▶ **Goal**
Return precisely the span of lines from the top of the material below to the line containing "import plotly.graph_objects as go", both included. Pictures are excluded.

▶ **Provided material**
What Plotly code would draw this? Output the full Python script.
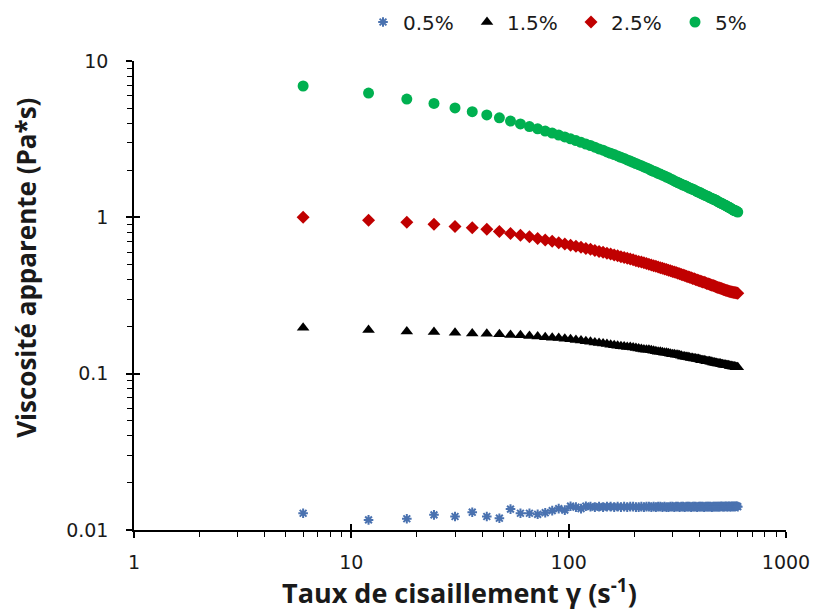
import plotly.graph_objects as go

# ---------------- data ----------------
shear_rate = [6, 12, 18, 24, 30, 36, 42, 48, 54, 60,
              66, 72, 78, 84, 90, 96, 102, 108, 114, 120,
              126, 132, 138, 144, 150, 156, 162, 168, 174, 180,
              186, 192, 198, 204, 210, 216, 222, 228, 234, 240,
              246, 252, 258, 264, 270, 276, 282, 288, 294, 300,
              306, 312, 318, 324, 330, 336, 342, 348, 354, 360,
              366, 372, 378, 384, 390, 396, 402, 408, 414, 420,
              426, 432, 438, 444, 450, 456, 462, 468, 474, 480,
              486, 492, 498, 504, 510, 516, 522, 528, 534, 540,
              546, 552, 558, 564, 570, 576, 582, 588, 594, 600]

visc_0_5 = [0.0128, 0.0116, 0.0118, 0.0125, 0.0122, 0.0130, 0.0122, 0.0119, 0.0136, 0.0128,
            0.0128, 0.0126, 0.0129, 0.0133, 0.0137, 0.0134, 0.0142, 0.0140, 0.0137, 0.0142,
            0.0141, 0.0140, 0.0141, 0.0140, 0.0141, 0.0141, 0.0140, 0.0141, 0.0140, 0.0141,
            0.0140, 0.0141, 0.0141, 0.0140, 0.0140, 0.0141, 0.0140, 0.0141, 0.0141, 0.0140,
            0.0141, 0.0140, 0.0141, 0.0141, 0.0140, 0.0141, 0.0140, 0.0140, 0.0141, 0.0141,
            0.0140, 0.0141, 0.0141, 0.0140, 0.0141, 0.0141, 0.0140, 0.0141, 0.0141, 0.0141,
            0.0140, 0.0141, 0.0141, 0.0141, 0.0140, 0.0141, 0.0141, 0.0141, 0.0141, 0.0140,
            0.0141, 0.0141, 0.0141, 0.0141, 0.0141, 0.0140, 0.0141, 0.0141, 0.0141, 0.0141,
            0.0141, 0.0141, 0.0141, 0.0142, 0.0141, 0.0141, 0.0141, 0.0142, 0.0141, 0.0141,
            0.0142, 0.0141, 0.0141, 0.0142, 0.0141, 0.0142, 0.0141, 0.0142, 0.0142, 0.0141]

visc_1_5 = [0.197, 0.190, 0.186, 0.185, 0.183, 0.181, 0.180, 0.179, 0.177, 0.176,
            0.174, 0.173, 0.171, 0.170, 0.169, 0.167, 0.166, 0.164, 0.163, 0.161,
            0.160, 0.158, 0.157, 0.156, 0.155, 0.153, 0.152, 0.151, 0.150, 0.149,
            0.148, 0.148, 0.147, 0.146, 0.145, 0.144, 0.143, 0.142, 0.142, 0.141,
            0.140, 0.139, 0.138, 0.138, 0.137, 0.136, 0.136, 0.135, 0.134, 0.133,
            0.133, 0.132, 0.132, 0.131, 0.130, 0.129, 0.129, 0.128, 0.128, 0.127,
            0.126, 0.126, 0.125, 0.125, 0.124, 0.124, 0.123, 0.122, 0.122, 0.122,
            0.121, 0.120, 0.120, 0.120, 0.119, 0.119, 0.118, 0.118, 0.117, 0.117,
            0.116, 0.116, 0.116, 0.115, 0.115, 0.114, 0.114, 0.114, 0.113, 0.113,
            0.113, 0.112, 0.112, 0.112, 0.111, 0.111, 0.111, 0.110, 0.110, 0.110]

visc_2_5 = [1.00, 0.957, 0.931, 0.902, 0.875, 0.859, 0.838, 0.813, 0.789, 0.769,
            0.750, 0.733, 0.716, 0.702, 0.689, 0.676, 0.664, 0.653, 0.643, 0.632,
            0.624, 0.614, 0.605, 0.597, 0.589, 0.582, 0.574, 0.568, 0.560, 0.553,
            0.547, 0.541, 0.535, 0.528, 0.522, 0.518, 0.512, 0.506, 0.501, 0.495,
            0.491, 0.486, 0.481, 0.476, 0.472, 0.468, 0.463, 0.459, 0.455, 0.451,
            0.447, 0.443, 0.439, 0.435, 0.431, 0.428, 0.424, 0.420, 0.417, 0.414,
            0.410, 0.406, 0.404, 0.401, 0.397, 0.394, 0.392, 0.389, 0.386, 0.384,
            0.381, 0.378, 0.376, 0.373, 0.371, 0.368, 0.366, 0.364, 0.361, 0.359,
            0.356, 0.355, 0.352, 0.351, 0.348, 0.346, 0.344, 0.342, 0.340, 0.339,
            0.337, 0.335, 0.334, 0.333, 0.332, 0.331, 0.330, 0.329, 0.328, 0.327]

visc_5 = [6.92, 6.24, 5.71, 5.35, 5.01, 4.74, 4.52, 4.33, 4.13, 3.96,
          3.81, 3.68, 3.56, 3.46, 3.36, 3.27, 3.18, 3.10, 3.02, 2.94,
          2.88, 2.81, 2.74, 2.69, 2.62, 2.57, 2.52, 2.47, 2.42, 2.38,
          2.33, 2.29, 2.25, 2.21, 2.17, 2.14, 2.10, 2.07, 2.04, 2.00,
          1.97, 1.95, 1.91, 1.89, 1.86, 1.84, 1.81, 1.79, 1.76, 1.74,
          1.71, 1.69, 1.67, 1.65, 1.63, 1.61, 1.60, 1.58, 1.56, 1.54,
          1.53, 1.51, 1.50, 1.48, 1.46, 1.45, 1.44, 1.42, 1.41, 1.39,
          1.38, 1.37, 1.36, 1.34, 1.33, 1.32, 1.31, 1.30, 1.29, 1.28,
          1.26, 1.25, 1.24, 1.23, 1.22, 1.21, 1.20, 1.19, 1.18, 1.17,
          1.16, 1.15, 1.14, 1.13, 1.12, 1.11, 1.10, 1.10, 1.09, 1.08]

series_names = ["0.5%", "1.5%", "2.5%", "5%"]

x_tickvals = [1, 10, 100, 1000]
x_ticktext = ["1", "10", "100", "1000"]
x_minor = [2, 3, 4, 5, 6, 7, 8, 9, 20, 30, 40, 50, 60, 70, 80, 90,
           200, 300, 400, 500, 600, 700, 800, 900]
y_tickvals = [0.01, 0.1, 1, 10]
y_ticktext = ["0.01", "0.1", "1", "10"]
y_minor = [0.02, 0.03, 0.04, 0.05, 0.06, 0.07, 0.08, 0.09,
           0.2, 0.3, 0.4, 0.5, 0.6, 0.7, 0.8, 0.9,
           2, 3, 4, 5, 6, 7, 8, 9]

x_title = "Taux de cisaillement γ (s<sup>-1</sup>)"
y_title = "Viscosité apparente (Pa*s)"

# ---------------- figure ----------------
fig = go.Figure()

styles = [
    dict(symbol="asterisk-open", size=8, color="#4A72B0", line=dict(color="#4A72B0", width=2)),
    dict(symbol="triangle-up", size=11, color="#000000", line=dict(width=0)),
    dict(symbol="diamond", size=10, color="#C00000", line=dict(width=0)),
    dict(symbol="circle", size=11, color="#00B050", line=dict(width=0)),
]
for name, vals, st in zip(series_names, [visc_0_5, visc_1_5, visc_2_5, visc_5], styles):
    fig.add_trace(go.Scatter(x=shear_rate, y=vals, mode="markers", name=name, marker=st))

# empty trace carrying the overlay axes that draw the inner half of the major ticks
fig.add_trace(go.Scatter(x=[], y=[], xaxis="x2", yaxis="y2", showlegend=False, hoverinfo="skip"))

axis_common = dict(showgrid=False, zeroline=False, showline=True, linecolor="black", linewidth=1.5,
                   ticks="outside", ticklen=6, tickwidth=1.5, tickcolor="black", type="log",
                   automargin=False)

x_title_font = dict(family="Open Sans", size=27, color="#1a1a1a", weight="bold")
y_title_font = dict(family="Open Sans", size=26, color="#1a1a1a", weight="bold")

fig.update_layout(
    width=817, height=610,
    margin=dict(l=134, r=31, t=61, b=80),
    plot_bgcolor="white", paper_bgcolor="white",
    font=dict(family="DejaVu Sans", size=19, color="#1a1a1a"),
    xaxis=dict(range=[0, 3], tickmode="array", tickvals=x_tickvals, ticktext=x_ticktext,
               minor=dict(tickmode="array", tickvals=x_minor, ticks="outside", ticklen=5,
                          tickwidth=1.2, tickcolor="black", showgrid=False),
               ticklabelstandoff=8, **axis_common),
    yaxis=dict(range=[-2, 1], tickmode="array", tickvals=y_tickvals, ticktext=y_ticktext,
               minor=dict(tickmode="array", tickvals=y_minor, ticks="outside", ticklen=5,
                          tickwidth=1.2, tickcolor="black", showgrid=False),
               ticklabelstandoff=14, **axis_common),
    xaxis2=dict(type="log", range=[0, 3], overlaying="x", anchor="y2", side="bottom",
                showgrid=False, zeroline=False, showline=False, showticklabels=False,
                tickmode="array", tickvals=x_tickvals, ticks="inside", ticklen=6,
                tickwidth=1.5, tickcolor="black", automargin=False),
    yaxis2=dict(type="log", range=[-2, 1], overlaying="y", anchor="x2", side="left",
                showgrid=False, zeroline=False, showline=False, showticklabels=False,
                tickmode="array", tickvals=y_tickvals, ticks="inside", ticklen=6,
                tickwidth=1.5, tickcolor="black", automargin=False),
    legend=dict(orientation="h", xref="container", yref="container",
                x=363 / 817, xanchor="left", y=1 - 22 / 610, yanchor="middle",
                font=dict(family="DejaVu Sans", size=20, color="#1a1a1a"),
                itemwidth=30, entrywidth=59, entrywidthmode="pixels",
                bgcolor="rgba(0,0,0,0)"),
    showlegend=True,
    annotations=[
        dict(text=x_title, xref="paper", yref="paper", x=0.4985, y=-0.131,
             xanchor="center", yanchor="middle", showarrow=False, font=x_title_font),
        dict(text=y_title, xref="paper", yref="paper", x=-0.166, y=0.5586, textangle=-90,
             xanchor="center", yanchor="middle", showarrow=False, font=y_title_font),
    ],
)

fig.write_html("out.html", config={"displayModeBar": False},
               post_script="document.body.style.margin='0';document.body.style.overflow='hidden';")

▶ **Solution for this task**
What Plotly code would draw this? Output the full Python script.
import plotly.graph_objects as go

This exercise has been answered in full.